Statusvortrag im Promotionsver­fahren von Herrn Mario Franke

Titel:  "Simulating Hybrid V2X/LEO Networks"

Abstract: Low Earth Orbit (LEO) satellite constellations will support future communication networks by delivering global connectivity, low latency, and high bandwidth that terrestrial infrastructure alone cannot match. Their integration is already considered in recent 3GPP standards. In order to achieve low-latency communication with LEO satellites, their orbit height is in the range of 200km - 2000km. Due to their low orbit, global coverage is only achievable with multiple fast moving satellites which introduce fast network topology changes. Use-cases that benefit from LEO satellite assistance are e.g., asset tracking, post-disaster rescue missions, or network connectivity provider for cars and trains in remote areas. Especially, the last use-case is challenging as cars and trains also have a fast moving mobility. Also, cars and trains often operate in environments with radio signal shadowing due to terrain formations, forests, or buildings.

As field tests are very expensive in this research area, computer simulations are an important tool to test new systems. Simulators that focus on either of two domains, the space or the ground domain, already exist.
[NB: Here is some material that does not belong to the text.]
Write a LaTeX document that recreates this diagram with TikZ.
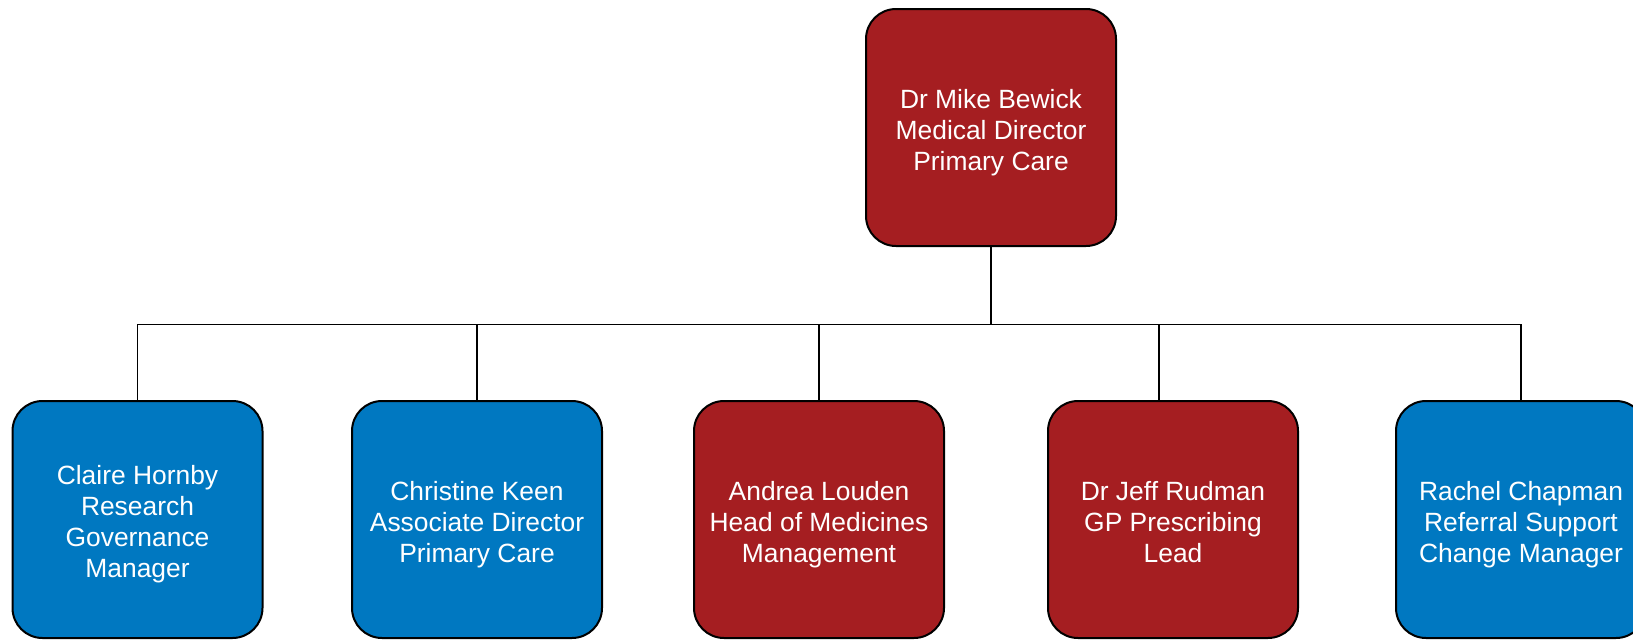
\documentclass[tikz,border=0pt]{standalone}
\usepackage{fontspec}
\setmainfont{Liberation Sans}
\definecolor{chartred}{HTML}{A51E21}
\definecolor{chartblue}{HTML}{0078C1}
\begin{document}
\begin{tikzpicture}[x=1pt,y=-1pt,
  person/.style={draw=black, line width=2pt, rounded corners=30pt,
    minimum width=250pt, minimum height=237pt, inner sep=0pt,
    text height=91pt, text depth=5.5pt,
    text=white, align=center, font=\fontsize{26.4}{31}\selectfont},
  fourlines/.style={text height=122pt},
  redbox/.style={person, fill=chartred},
  bluebox/.style={person, fill=chartblue},
  link/.style={draw=black, line width=1.8pt}]
\useasboundingbox (0,0) rectangle (1633,640);

% director
\node[redbox] (top) at (991,127.5) {Dr Mike Bewick\\Medical Director\\Primary Care};

% direct reports
\node[bluebox, fourlines] (c1) at (137.5,519.5) {Claire Hornby\\Research\\Governance\\Manager};
\node[bluebox] (c2) at (477,519.5) {Christine Keen\\Associate Director\\Primary Care};
\node[redbox]  (c3) at (819,519.5) {Andrea Louden\\Head of Medicines\\Management};
\node[redbox]  (c4) at (1173,519.5) {Dr Jeff Rudman\\GP Prescribing\\Lead};
\node[bluebox] (c5) at (1521,519.5) {Rachel Chapman\\Referral Support\\Change Manager};

% bus line between the levels
\coordinate (bus) at (0,324.5);
\coordinate (c4in) at (1159,400);

\draw[link] (top.south) -- (top.south |- bus);
\draw[link] (c1.north) -- (c1.north |- bus) -- (c5.north |- bus) -- (c5.north);
\draw[link] (c2.north) -- (c2.north |- bus);
\draw[link] (c3.north) -- (c3.north |- bus);
\draw[link] (c4in) -- (c4in |- bus);
\end{tikzpicture}
\end{document}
Combining both domains is challenging because of the huge mobility differences in terms of scale, speed, distance and dimensionality.

In my research, I investigate approaches to design a simulator that combines both the space and the ground domain. One aspect of the design is that existing models can be reused as far as possible.

Besides resarch questions about designing such a simulator, my implementation, called space_Veins, is used to investigate research questions regarding the influence of LEO satellite constellation characteristics, geo-location, obstacle shadowing and street layout.